Supplied data ::
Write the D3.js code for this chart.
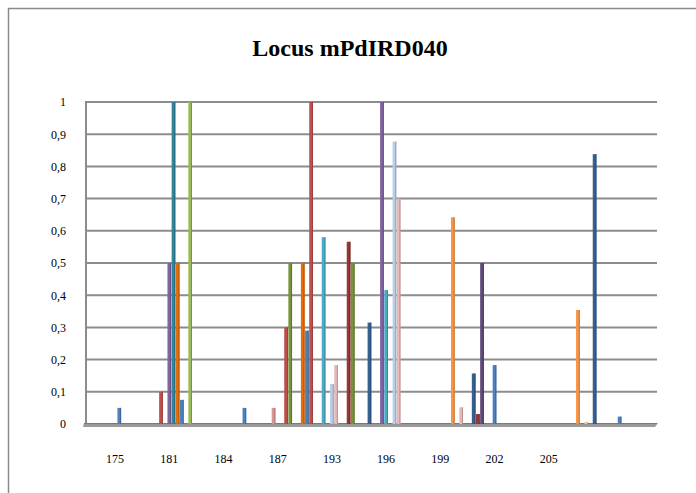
<!DOCTYPE html>
<html>
<head>
<meta charset="utf-8">
<script src="https://cdn.jsdelivr.net/npm/d3@7"></script>
<style>
  html, body { margin: 0; padding: 0; background: #fff; }
  svg { display: block; }
  text { font-family: "Liberation Serif", "Times New Roman", serif; fill: #000; }
</style>
</head>
<body>
<div class="chart"></div>
<script>
// allele size classes on the x axis (last slot carries no label)
const alleles = ["175", "181", "184", "187", "193", "196", "199", "202", "205", "208"];
const tickLabels = ["175", "181", "184", "187", "193", "196", "199", "202", "205", ""];
const yTicks = [0, 0.1, 0.2, 0.3, 0.4, 0.5, 0.6, 0.7, 0.8, 0.9, 1];

// number of populations drawn side by side in one allele cluster
const clusterSize = 13;

const palette = [
  "#4F81BD", "#C0504D", "#9BBB59", "#8064A2", "#4BACC6", "#F79646",
  "#376092", "#953735", "#77933C", "#604A7B", "#31859C", "#E46C0A",
  "#B9CDE5", "#D99694", "#E6B9B8", "#FAC090",
];

// [allele, population slot in cluster, frequency, colour index]
const freqs = [
  ["175", 7, 0.05, 0],
  ["181", 4, 0.1, 1],
  ["181", 6, 0.5, 3],
  ["181", 7, 1, 10],
  ["181", 8, 0.5, 11],
  ["181", 9, 0.075, 0],
  ["181", 11, 1, 2],
  ["184", 11, 0.05, 0],
  ["187", 5, 0.05, 13],
  ["187", 8, 0.3, 1],
  ["187", 9, 0.5, 8],
  ["187", 12, 0.5, 11],
  ["193", 0, 0.29, 0],
  ["193", 1, 1, 1],
  ["193", 4, 0.58, 4],
  ["193", 6, 0.124, 12],
  ["193", 7, 0.183, 14],
  ["193", 10, 0.566, 7],
  ["193", 11, 0.5, 8],
  ["196", 2, 0.315, 6],
  ["196", 5, 1, 3],
  ["196", 6, 0.416, 4],
  ["196", 8, 0.877, 12],
  ["196", 9, 0.7, 14],
  ["199", 9, 0.642, 5],
  ["199", 11, 0.052, 14],
  ["202", 1, 0.157, 6],
  ["202", 2, 0.031, 7],
  ["202", 3, 0.5, 9],
  ["202", 6, 0.183, 0],
  ["208", 0, 0.354, 5],
  ["208", 2, 0.006, 15],
  ["208", 4, 0.838, 6],
  ["208", 10, 0.023, 0],
];

const width = 696;
const height = 493;

function main() {
  const svg = d3.select(".chart")
    .append("svg")
    .attr("width", width)
    .attr("height", height);

  // chart frame (continues beyond the picture on the right and bottom)
  svg.append("rect")
    .attr("x", 8.5).attr("y", 8.5)
    .attr("width", 720).attr("height", 520)
    .attr("fill", "#fff")
    .attr("stroke", "#8a8a8a")
    .attr("stroke-width", 1.5);

  svg.append("text")
    .attr("x", 350).attr("y", 56)
    .attr("text-anchor", "middle")
    .style("font-size", "24px")
    .style("font-weight", "bold")
    .text("Locus mPdIRD040");

  const plotLeft = 86, plotRight = 657;
  const y = d3.scaleLinear().domain([0, 1]).range([424, 102]);
  const x0 = d3.scaleBand().domain(alleles).range([88, 630]);
  const x1 = d3.scaleBand().domain(d3.range(clusterSize)).range([0, x0.bandwidth()]);

  // gridlines on the back wall
  svg.append("g")
    .selectAll("line")
    .data(yTicks.filter((d) => d > 0))
    .join("line")
    .attr("x1", plotLeft).attr("x2", plotRight)
    .attr("y1", (d) => y(d)).attr("y2", (d) => y(d))
    .attr("stroke", "#8c8c8c")
    .attr("stroke-width", 2);

  svg.append("line")
    .attr("x1", plotLeft).attr("x2", plotLeft)
    .attr("y1", y(1) - 1).attr("y2", y(0))
    .attr("stroke", "#8c8c8c")
    .attr("stroke-width", 2);

  // floor
  svg.append("path")
    .attr("d", `M${plotLeft - 2},${y(0) - 1} L${plotRight + 1},${y(0) - 1} L${plotRight - 2},${y(0) + 3} L${plotLeft - 3},${y(0) + 3} Z`)
    .attr("fill", "#9a9a9a");
  svg.append("line")
    .attr("x1", plotLeft - 2).attr("x2", plotRight)
    .attr("y1", y(0) - 0.5).attr("y2", y(0) - 0.5)
    .attr("stroke", "#7a7a7a");

  const barW = x1.bandwidth() * 0.88;
  const bars = svg.append("g")
    .selectAll("g")
    .data(freqs)
    .join("g")
    .attr("transform", (d) => `translate(${x0(d[0]) + x1(d[1]) + (x1.bandwidth() - barW) / 2},0)`);

  bars.append("rect")
    .attr("x", 0)
    .attr("y", (d) => y(d[2]))
    .attr("width", barW)
    .attr("height", (d) => y(0) - y(d[2]))
    .attr("fill", (d) => palette[d[3]]);

  bars.append("rect")
    .attr("x", barW - 1)
    .attr("y", (d) => y(d[2]))
    .attr("width", 1)
    .attr("height", (d) => y(0) - y(d[2]))
    .attr("fill", (d) => d3.color(palette[d[3]]).darker(0.7));

  const comma = d3.formatLocale({ decimal: ",", thousands: ".", grouping: [3], currency: ["", ""] });
  const fmt = (d) => (d === 0 || d === 1 ? String(d) : comma.format(".1f")(d));

  const yAxis = svg.append("g")
    .attr("transform", "translate(66,0)")
    .call(d3.axisLeft(y).tickValues(yTicks).tickFormat(fmt).tickSize(0).tickPadding(0));
  yAxis.select(".domain").remove();
  yAxis.selectAll("text")
    .style("font-size", "12px")
    .style("font-family", "Liberation Serif, serif");

  const xAxis = svg.append("g")
    .attr("transform", `translate(0,${y(0)})`)
    .call(d3.axisBottom(x0).tickFormat((d, i) => tickLabels[i]).tickSize(0).tickPadding(30));
  xAxis.select(".domain").remove();
  xAxis.selectAll("text")
    .style("font-size", "12px")
    .style("font-family", "Liberation Serif, serif");
}

main();
</script>
</body>
</html>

Required work :: Reproduce the data above in full, exactly as it is, with the pictures left out.

The output ::
Write the D3.js code for this chart.
<!DOCTYPE html>
<html>
<head>
<meta charset="utf-8">
<script src="https://cdn.jsdelivr.net/npm/d3@7"></script>
<style>
  html, body { margin: 0; padding: 0; background: #fff; }
  svg { display: block; }
  text { font-family: "Liberation Serif", "Times New Roman", serif; fill: #000; }
</style>
</head>
<body>
<div class="chart"></div>
<script>
// allele size classes on the x axis (last slot carries no label)
const alleles = ["175", "181", "184", "187", "193", "196", "199", "202", "205", "208"];
const tickLabels = ["175", "181", "184", "187", "193", "196", "199", "202", "205", ""];
const yTicks = [0, 0.1, 0.2, 0.3, 0.4, 0.5, 0.6, 0.7, 0.8, 0.9, 1];

// number of populations drawn side by side in one allele cluster
const clusterSize = 13;

const palette = [
  "#4F81BD", "#C0504D", "#9BBB59", "#8064A2", "#4BACC6", "#F79646",
  "#376092", "#953735", "#77933C", "#604A7B", "#31859C", "#E46C0A",
  "#B9CDE5", "#D99694", "#E6B9B8", "#FAC090",
];

// [allele, population slot in cluster, frequency, colour index]
const freqs = [
  ["175", 7, 0.05, 0],
  ["181", 4, 0.1, 1],
  ["181", 6, 0.5, 3],
  ["181", 7, 1, 10],
  ["181", 8, 0.5, 11],
  ["181", 9, 0.075, 0],
  ["181", 11, 1, 2],
  ["184", 11, 0.05, 0],
  ["187", 5, 0.05, 13],
  ["187", 8, 0.3, 1],
  ["187", 9, 0.5, 8],
  ["187", 12, 0.5, 11],
  ["193", 0, 0.29, 0],
  ["193", 1, 1, 1],
  ["193", 4, 0.58, 4],
  ["193", 6, 0.124, 12],
  ["193", 7, 0.183, 14],
  ["193", 10, 0.566, 7],
  ["193", 11, 0.5, 8],
  ["196", 2, 0.315, 6],
  ["196", 5, 1, 3],
  ["196", 6, 0.416, 4],
  ["196", 8, 0.877, 12],
  ["196", 9, 0.7, 14],
  ["199", 9, 0.642, 5],
  ["199", 11, 0.052, 14],
  ["202", 1, 0.157, 6],
  ["202", 2, 0.031, 7],
  ["202", 3, 0.5, 9],
  ["202", 6, 0.183, 0],
  ["208", 0, 0.354, 5],
  ["208", 2, 0.006, 15],
  ["208", 4, 0.838, 6],
  ["208", 10, 0.023, 0],
];

const width = 696;
const height = 493;

function main() {
  const svg = d3.select(".chart")
    .append("svg")
    .attr("width", width)
    .attr("height", height);

  // chart frame (continues beyond the picture on the right and bottom)
  svg.append("rect")
    .attr("x", 8.5).attr("y", 8.5)
    .attr("width", 720).attr("height", 520)
    .attr("fill", "#fff")
    .attr("stroke", "#8a8a8a")
    .attr("stroke-width", 1.5);

  svg.append("text")
    .attr("x", 350).attr("y", 56)
    .attr("text-anchor", "middle")
    .style("font-size", "24px")
    .style("font-weight", "bold")
    .text("Locus mPdIRD040");

  const plotLeft = 86, plotRight = 657;
  const y = d3.scaleLinear().domain([0, 1]).range([424, 102]);
  const x0 = d3.scaleBand().domain(alleles).range([88, 630]);
  const x1 = d3.scaleBand().domain(d3.range(clusterSize)).range([0, x0.bandwidth()]);

  // gridlines on the back wall
  svg.append("g")
    .selectAll("line")
    .data(yTicks.filter((d) => d > 0))
    .join("line")
    .attr("x1", plotLeft).attr("x2", plotRight)
    .attr("y1", (d) => y(d)).attr("y2", (d) => y(d))
    .attr("stroke", "#8c8c8c")
    .attr("stroke-width", 2);

  svg.append("line")
    .attr("x1", plotLeft).attr("x2", plotLeft)
    .attr("y1", y(1) - 1).attr("y2", y(0))
    .attr("stroke", "#8c8c8c")
    .attr("stroke-width", 2);

  // floor
  svg.append("path")
    .attr("d", `M${plotLeft - 2},${y(0) - 1} L${plotRight + 1},${y(0) - 1} L${plotRight - 2},${y(0) + 3} L${plotLeft - 3},${y(0) + 3} Z`)
    .attr("fill", "#9a9a9a");
  svg.append("line")
    .attr("x1", plotLeft - 2).attr("x2", plotRight)
    .attr("y1", y(0) - 0.5).attr("y2", y(0) - 0.5)
    .attr("stroke", "#7a7a7a");

  const barW = x1.bandwidth() * 0.88;
  const bars = svg.append("g")
    .selectAll("g")
    .data(freqs)
    .join("g")
    .attr("transform", (d) => `translate(${x0(d[0]) + x1(d[1]) + (x1.bandwidth() - barW) / 2},0)`);

  bars.append("rect")
    .attr("x", 0)
    .attr("y", (d) => y(d[2]))
    .attr("width", barW)
    .attr("height", (d) => y(0) - y(d[2]))
    .attr("fill", (d) => palette[d[3]]);

  bars.append("rect")
    .attr("x", barW - 1)
    .attr("y", (d) => y(d[2]))
    .attr("width", 1)
    .attr("height", (d) => y(0) - y(d[2]))
    .attr("fill", (d) => d3.color(palette[d[3]]).darker(0.7));

  const comma = d3.formatLocale({ decimal: ",", thousands: ".", grouping: [3], currency: ["", ""] });
  const fmt = (d) => (d === 0 || d === 1 ? String(d) : comma.format(".1f")(d));

  const yAxis = svg.append("g")
    .attr("transform", "translate(66,0)")
    .call(d3.axisLeft(y).tickValues(yTicks).tickFormat(fmt).tickSize(0).tickPadding(0));
  yAxis.select(".domain").remove();
  yAxis.selectAll("text")
    .style("font-size", "12px")
    .style("font-family", "Liberation Serif, serif");

  const xAxis = svg.append("g")
    .attr("transform", `translate(0,${y(0)})`)
    .call(d3.axisBottom(x0).tickFormat((d, i) => tickLabels[i]).tickSize(0).tickPadding(30));
  xAxis.select(".domain").remove();
  xAxis.selectAll("text")
    .style("font-size", "12px")
    .style("font-family", "Liberation Serif, serif");
}

main();
</script>
</body>
</html>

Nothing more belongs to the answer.